After my find & replace, the 500 lines now looked like this:

1.   google.com
2.   facebook.com
3.   youtube.com
4.   yahoo.com
5.   baidu.com
6.   wikipedia.org
7.   live.com
8.   twitter.com
9.   qq.com
10.  amazon.com
…
496. webmd.com
497. rr.com
498. zillow.com
499. google.co.kr
500. mop.com

It’s nice how the names all line up, but I didn’t want those extra spaces after the numbers, so I used this regex (to make it obvious, I wrote out SPACE where you’re supposed to enter a single space):

Find: [SPACE]+
Replace: SPACE

By now, it should be obvious that [SPACE]+ matches one or more spaces, which I am then replacing with a single space. Easy.

The 500 lines now looked like this:

1. google.com
2. facebook.com
3. youtube.com
4. yahoo.com
5. baidu.com
6. wikipedia.org
7. live.com
8. twitter.com
9. qq.com
10. amazon.com
…
496. webmd.com
497. rr.com
498. zillow.com
499. google.co.kr
500. mop.com

Markdown, however, needs to surround a typed URL with a < & a > to turn it automagically into a hyperlinked URL. To get that, I used this RegEx:

Find: (^[0-9]+\. )(.*)
Replace: \1<\2>

This is a bit more interesting, with the Find meaning the following:

  • The first group, (^[0-9]+\. ), breaks down as follows:

    • ^ says to start at the beginning of the line.
    • [0-9]+ looks for one or more numbers, thereby matching 1 through 500.
    • \. looks for a period. You have to preface the dot with a backslash, so your regex knows you’re actually looking for a period, as a dot by itself matches any character.
  • The second group, (.*)—and notice that there is a second group here!—means this:

    • . is intended to be a single dot, which matches any character. Domain names can contain letters (small & capital), numbers, dots, & hyphens, so the dot will work with all of those.
    • * says to look for zero of more instances of the previous item, so placing it right after the . will match any length of any characters (except for \n & \r, which indicate line feed and carriage return, respectively), thereby matching any of the domain names listed. Yes, it’s kind of silly to use a * here, as we know that we don’t have zero characters in any of the domain names, so it would have made more sense to use a +. I can only plead long habit.

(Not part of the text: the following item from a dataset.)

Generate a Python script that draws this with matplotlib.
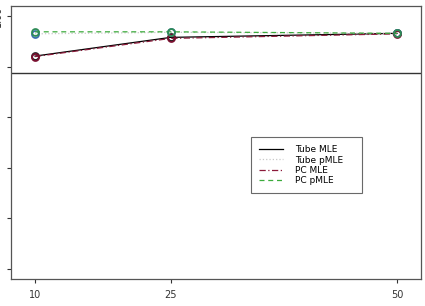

The Replace does the following:

  • \1 is a backreference that matches every string found by (^[0-9]+\. ), which here means everything from 1. (note the space after the .) to 500. (again, note the space), and then re-inserts that string back in the Replace.
  • Then an opening angle bracket < to start the process of making a typed URL into an active hyperlink in Markdown.
  • \2 is a backreference to the strings matched by the second group (.*), here meaning all the domain names, which are then re-inserted back in the Replace.
  • Finally, the closing angle bracket > to end they Markdown hyperlink.

At the end of this multi-step process, my 500 lines looked like this:

1. <google.com>
2. <facebook.com>
3. <youtube.com>
4. <yahoo.com>
5. <baidu.com>
6. <wikipedia.org>
7. <live.com>
8. <twitter.com>
9. <qq.com>
10. <amazon.com>
…
496. <webmd.com>
497. <rr.com>
498. <zillow.com>
499. <google.co.kr>
500. <mop.com>

Done!

  1. I hardly ever use Excel. This is one of the very rare times. For small jobs, I really like Numbers, but Numbers would shriek in horror & faint at the thought of one million rows of data.